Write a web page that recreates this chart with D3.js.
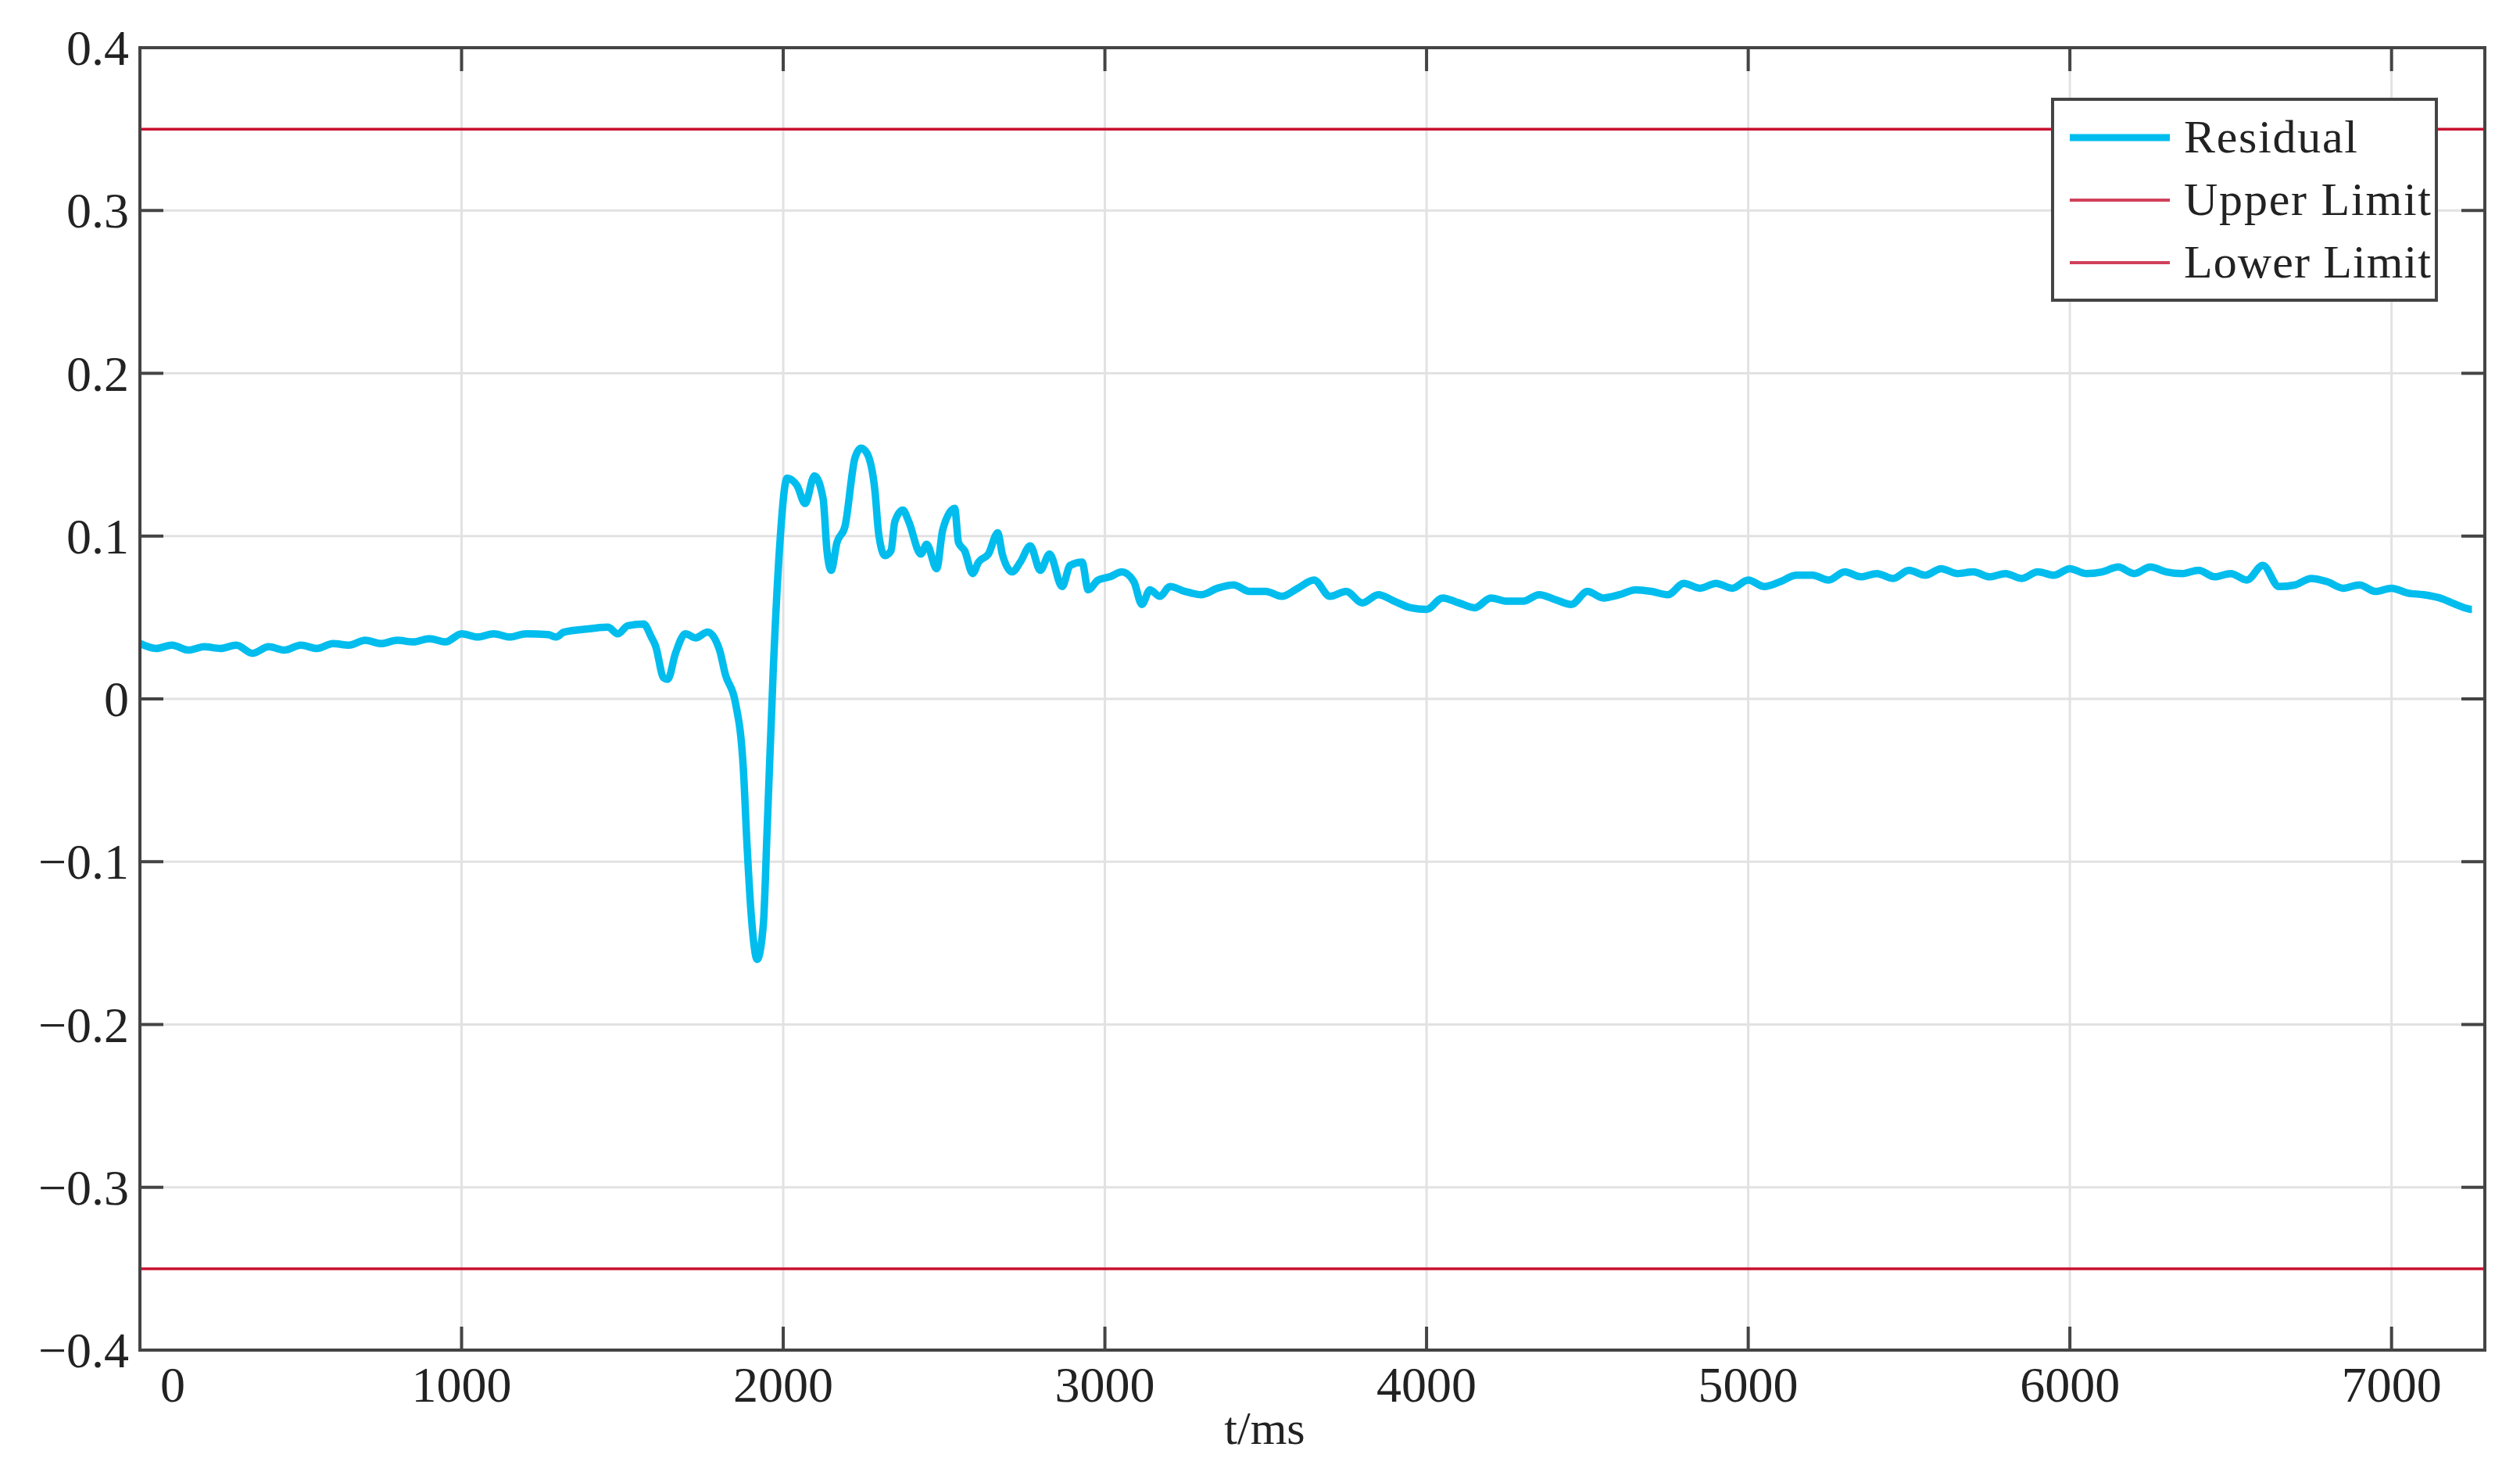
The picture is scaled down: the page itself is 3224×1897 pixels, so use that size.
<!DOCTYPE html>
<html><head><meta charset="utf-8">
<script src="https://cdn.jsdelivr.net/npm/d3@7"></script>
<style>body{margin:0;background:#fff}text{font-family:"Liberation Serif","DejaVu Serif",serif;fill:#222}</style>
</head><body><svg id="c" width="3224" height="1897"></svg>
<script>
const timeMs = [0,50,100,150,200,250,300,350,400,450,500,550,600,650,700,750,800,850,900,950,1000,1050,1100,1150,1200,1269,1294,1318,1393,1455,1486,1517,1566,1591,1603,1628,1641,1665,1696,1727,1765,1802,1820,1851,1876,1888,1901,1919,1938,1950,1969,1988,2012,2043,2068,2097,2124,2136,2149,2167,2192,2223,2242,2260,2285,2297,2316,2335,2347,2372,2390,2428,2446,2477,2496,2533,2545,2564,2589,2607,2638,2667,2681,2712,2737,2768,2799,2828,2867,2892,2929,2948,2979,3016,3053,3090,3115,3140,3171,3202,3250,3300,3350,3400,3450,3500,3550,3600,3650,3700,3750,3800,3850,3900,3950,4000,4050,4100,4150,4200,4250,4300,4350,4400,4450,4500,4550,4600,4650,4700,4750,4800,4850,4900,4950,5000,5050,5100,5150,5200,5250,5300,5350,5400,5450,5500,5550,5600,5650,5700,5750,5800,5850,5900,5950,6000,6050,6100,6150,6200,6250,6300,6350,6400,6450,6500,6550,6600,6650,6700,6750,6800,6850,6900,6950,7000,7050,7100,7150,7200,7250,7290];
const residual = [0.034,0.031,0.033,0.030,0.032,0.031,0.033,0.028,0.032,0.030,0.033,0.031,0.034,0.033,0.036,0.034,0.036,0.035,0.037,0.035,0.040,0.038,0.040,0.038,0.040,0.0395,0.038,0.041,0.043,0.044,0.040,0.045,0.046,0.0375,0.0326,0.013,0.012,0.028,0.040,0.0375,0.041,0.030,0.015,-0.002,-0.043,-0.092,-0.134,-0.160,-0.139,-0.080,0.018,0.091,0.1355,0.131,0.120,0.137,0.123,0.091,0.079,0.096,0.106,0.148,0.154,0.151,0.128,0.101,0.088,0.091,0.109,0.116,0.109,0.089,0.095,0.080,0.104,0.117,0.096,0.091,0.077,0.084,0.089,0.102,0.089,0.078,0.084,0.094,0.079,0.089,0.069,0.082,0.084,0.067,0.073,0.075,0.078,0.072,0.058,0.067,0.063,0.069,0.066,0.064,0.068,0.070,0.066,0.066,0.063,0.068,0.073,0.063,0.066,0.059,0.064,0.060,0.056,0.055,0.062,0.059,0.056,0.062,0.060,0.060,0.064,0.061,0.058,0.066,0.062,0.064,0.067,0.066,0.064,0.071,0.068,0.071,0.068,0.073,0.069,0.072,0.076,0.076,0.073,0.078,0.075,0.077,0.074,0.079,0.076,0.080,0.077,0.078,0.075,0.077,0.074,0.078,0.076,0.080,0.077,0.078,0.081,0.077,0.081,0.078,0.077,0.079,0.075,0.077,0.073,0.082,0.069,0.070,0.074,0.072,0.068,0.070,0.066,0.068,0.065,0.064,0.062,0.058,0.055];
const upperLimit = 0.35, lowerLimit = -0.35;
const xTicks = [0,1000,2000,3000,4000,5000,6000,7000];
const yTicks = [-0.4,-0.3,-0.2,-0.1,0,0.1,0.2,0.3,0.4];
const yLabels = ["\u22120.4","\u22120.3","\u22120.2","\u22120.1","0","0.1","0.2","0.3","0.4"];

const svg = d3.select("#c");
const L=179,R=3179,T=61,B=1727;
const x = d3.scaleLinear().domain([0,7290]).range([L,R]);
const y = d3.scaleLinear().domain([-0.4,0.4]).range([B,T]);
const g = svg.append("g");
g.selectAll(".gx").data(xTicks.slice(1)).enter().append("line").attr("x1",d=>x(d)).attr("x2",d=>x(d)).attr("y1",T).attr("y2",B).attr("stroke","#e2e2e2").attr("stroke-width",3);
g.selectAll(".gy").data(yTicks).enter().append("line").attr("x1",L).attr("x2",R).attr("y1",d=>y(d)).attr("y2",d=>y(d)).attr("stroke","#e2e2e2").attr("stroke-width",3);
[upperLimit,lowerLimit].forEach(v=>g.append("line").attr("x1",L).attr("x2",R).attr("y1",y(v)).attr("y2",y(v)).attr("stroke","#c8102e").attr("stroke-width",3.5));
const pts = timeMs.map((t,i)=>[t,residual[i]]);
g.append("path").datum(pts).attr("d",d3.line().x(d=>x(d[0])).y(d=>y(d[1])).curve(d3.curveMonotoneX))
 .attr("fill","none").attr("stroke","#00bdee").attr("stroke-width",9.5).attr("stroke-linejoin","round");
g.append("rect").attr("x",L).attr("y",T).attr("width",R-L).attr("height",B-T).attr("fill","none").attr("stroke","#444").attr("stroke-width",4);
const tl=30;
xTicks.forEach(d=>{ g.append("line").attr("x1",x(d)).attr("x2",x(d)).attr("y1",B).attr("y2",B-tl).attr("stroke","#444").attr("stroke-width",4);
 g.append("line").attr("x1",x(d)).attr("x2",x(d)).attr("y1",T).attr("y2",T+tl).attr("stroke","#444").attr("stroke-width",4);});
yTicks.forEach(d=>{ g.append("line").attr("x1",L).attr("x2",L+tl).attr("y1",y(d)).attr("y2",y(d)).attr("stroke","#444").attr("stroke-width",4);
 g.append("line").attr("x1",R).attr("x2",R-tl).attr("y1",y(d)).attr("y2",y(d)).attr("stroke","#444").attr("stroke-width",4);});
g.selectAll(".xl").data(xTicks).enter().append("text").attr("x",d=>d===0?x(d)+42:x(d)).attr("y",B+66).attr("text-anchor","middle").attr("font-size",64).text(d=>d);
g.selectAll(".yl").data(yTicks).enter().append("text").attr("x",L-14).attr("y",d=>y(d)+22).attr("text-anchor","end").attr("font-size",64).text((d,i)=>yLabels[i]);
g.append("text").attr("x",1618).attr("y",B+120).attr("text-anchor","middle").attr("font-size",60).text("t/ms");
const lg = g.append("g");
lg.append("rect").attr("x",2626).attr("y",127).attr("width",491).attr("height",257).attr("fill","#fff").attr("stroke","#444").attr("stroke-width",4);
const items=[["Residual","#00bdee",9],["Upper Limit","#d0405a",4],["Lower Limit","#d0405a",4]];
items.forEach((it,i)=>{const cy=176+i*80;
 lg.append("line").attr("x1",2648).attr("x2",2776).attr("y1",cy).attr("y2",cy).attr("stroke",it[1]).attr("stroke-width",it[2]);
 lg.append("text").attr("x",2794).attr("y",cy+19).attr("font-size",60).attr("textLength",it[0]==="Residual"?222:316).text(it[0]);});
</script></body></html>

========

*What to do*. Omit the pictures, then output the rest of the listing exactly.

*Result of this exercise*.
Write a web page that recreates this chart with D3.js.
The picture is scaled down: the page itself is 3224×1897 pixels, so use that size.
<!DOCTYPE html>
<html><head><meta charset="utf-8">
<script src="https://cdn.jsdelivr.net/npm/d3@7"></script>
<style>body{margin:0;background:#fff}text{font-family:"Liberation Serif","DejaVu Serif",serif;fill:#222}</style>
</head><body><svg id="c" width="3224" height="1897"></svg>
<script>
const timeMs = [0,50,100,150,200,250,300,350,400,450,500,550,600,650,700,750,800,850,900,950,1000,1050,1100,1150,1200,1269,1294,1318,1393,1455,1486,1517,1566,1591,1603,1628,1641,1665,1696,1727,1765,1802,1820,1851,1876,1888,1901,1919,1938,1950,1969,1988,2012,2043,2068,2097,2124,2136,2149,2167,2192,2223,2242,2260,2285,2297,2316,2335,2347,2372,2390,2428,2446,2477,2496,2533,2545,2564,2589,2607,2638,2667,2681,2712,2737,2768,2799,2828,2867,2892,2929,2948,2979,3016,3053,3090,3115,3140,3171,3202,3250,3300,3350,3400,3450,3500,3550,3600,3650,3700,3750,3800,3850,3900,3950,4000,4050,4100,4150,4200,4250,4300,4350,4400,4450,4500,4550,4600,4650,4700,4750,4800,4850,4900,4950,5000,5050,5100,5150,5200,5250,5300,5350,5400,5450,5500,5550,5600,5650,5700,5750,5800,5850,5900,5950,6000,6050,6100,6150,6200,6250,6300,6350,6400,6450,6500,6550,6600,6650,6700,6750,6800,6850,6900,6950,7000,7050,7100,7150,7200,7250,7290];
const residual = [0.034,0.031,0.033,0.030,0.032,0.031,0.033,0.028,0.032,0.030,0.033,0.031,0.034,0.033,0.036,0.034,0.036,0.035,0.037,0.035,0.040,0.038,0.040,0.038,0.040,0.0395,0.038,0.041,0.043,0.044,0.040,0.045,0.046,0.0375,0.0326,0.013,0.012,0.028,0.040,0.0375,0.041,0.030,0.015,-0.002,-0.043,-0.092,-0.134,-0.160,-0.139,-0.080,0.018,0.091,0.1355,0.131,0.120,0.137,0.123,0.091,0.079,0.096,0.106,0.148,0.154,0.151,0.128,0.101,0.088,0.091,0.109,0.116,0.109,0.089,0.095,0.080,0.104,0.117,0.096,0.091,0.077,0.084,0.089,0.102,0.089,0.078,0.084,0.094,0.079,0.089,0.069,0.082,0.084,0.067,0.073,0.075,0.078,0.072,0.058,0.067,0.063,0.069,0.066,0.064,0.068,0.070,0.066,0.066,0.063,0.068,0.073,0.063,0.066,0.059,0.064,0.060,0.056,0.055,0.062,0.059,0.056,0.062,0.060,0.060,0.064,0.061,0.058,0.066,0.062,0.064,0.067,0.066,0.064,0.071,0.068,0.071,0.068,0.073,0.069,0.072,0.076,0.076,0.073,0.078,0.075,0.077,0.074,0.079,0.076,0.080,0.077,0.078,0.075,0.077,0.074,0.078,0.076,0.080,0.077,0.078,0.081,0.077,0.081,0.078,0.077,0.079,0.075,0.077,0.073,0.082,0.069,0.070,0.074,0.072,0.068,0.070,0.066,0.068,0.065,0.064,0.062,0.058,0.055];
const upperLimit = 0.35, lowerLimit = -0.35;
const xTicks = [0,1000,2000,3000,4000,5000,6000,7000];
const yTicks = [-0.4,-0.3,-0.2,-0.1,0,0.1,0.2,0.3,0.4];
const yLabels = ["\u22120.4","\u22120.3","\u22120.2","\u22120.1","0","0.1","0.2","0.3","0.4"];

const svg = d3.select("#c");
const L=179,R=3179,T=61,B=1727;
const x = d3.scaleLinear().domain([0,7290]).range([L,R]);
const y = d3.scaleLinear().domain([-0.4,0.4]).range([B,T]);
const g = svg.append("g");
g.selectAll(".gx").data(xTicks.slice(1)).enter().append("line").attr("x1",d=>x(d)).attr("x2",d=>x(d)).attr("y1",T).attr("y2",B).attr("stroke","#e2e2e2").attr("stroke-width",3);
g.selectAll(".gy").data(yTicks).enter().append("line").attr("x1",L).attr("x2",R).attr("y1",d=>y(d)).attr("y2",d=>y(d)).attr("stroke","#e2e2e2").attr("stroke-width",3);
[upperLimit,lowerLimit].forEach(v=>g.append("line").attr("x1",L).attr("x2",R).attr("y1",y(v)).attr("y2",y(v)).attr("stroke","#c8102e").attr("stroke-width",3.5));
const pts = timeMs.map((t,i)=>[t,residual[i]]);
g.append("path").datum(pts).attr("d",d3.line().x(d=>x(d[0])).y(d=>y(d[1])).curve(d3.curveMonotoneX))
 .attr("fill","none").attr("stroke","#00bdee").attr("stroke-width",9.5).attr("stroke-linejoin","round");
g.append("rect").attr("x",L).attr("y",T).attr("width",R-L).attr("height",B-T).attr("fill","none").attr("stroke","#444").attr("stroke-width",4);
const tl=30;
xTicks.forEach(d=>{ g.append("line").attr("x1",x(d)).attr("x2",x(d)).attr("y1",B).attr("y2",B-tl).attr("stroke","#444").attr("stroke-width",4);
 g.append("line").attr("x1",x(d)).attr("x2",x(d)).attr("y1",T).attr("y2",T+tl).attr("stroke","#444").attr("stroke-width",4);});
yTicks.forEach(d=>{ g.append("line").attr("x1",L).attr("x2",L+tl).attr("y1",y(d)).attr("y2",y(d)).attr("stroke","#444").attr("stroke-width",4);
 g.append("line").attr("x1",R).attr("x2",R-tl).attr("y1",y(d)).attr("y2",y(d)).attr("stroke","#444").attr("stroke-width",4);});
g.selectAll(".xl").data(xTicks).enter().append("text").attr("x",d=>d===0?x(d)+42:x(d)).attr("y",B+66).attr("text-anchor","middle").attr("font-size",64).text(d=>d);
g.selectAll(".yl").data(yTicks).enter().append("text").attr("x",L-14).attr("y",d=>y(d)+22).attr("text-anchor","end").attr("font-size",64).text((d,i)=>yLabels[i]);
g.append("text").attr("x",1618).attr("y",B+120).attr("text-anchor","middle").attr("font-size",60).text("t/ms");
const lg = g.append("g");
lg.append("rect").attr("x",2626).attr("y",127).attr("width",491).attr("height",257).attr("fill","#fff").attr("stroke","#444").attr("stroke-width",4);
const items=[["Residual","#00bdee",9],["Upper Limit","#d0405a",4],["Lower Limit","#d0405a",4]];
items.forEach((it,i)=>{const cy=176+i*80;
 lg.append("line").attr("x1",2648).attr("x2",2776).attr("y1",cy).attr("y2",cy).attr("stroke",it[1]).attr("stroke-width",it[2]);
 lg.append("text").attr("x",2794).attr("y",cy+19).attr("font-size",60).attr("textLength",it[0]==="Residual"?222:316).text(it[0]);});
</script></body></html>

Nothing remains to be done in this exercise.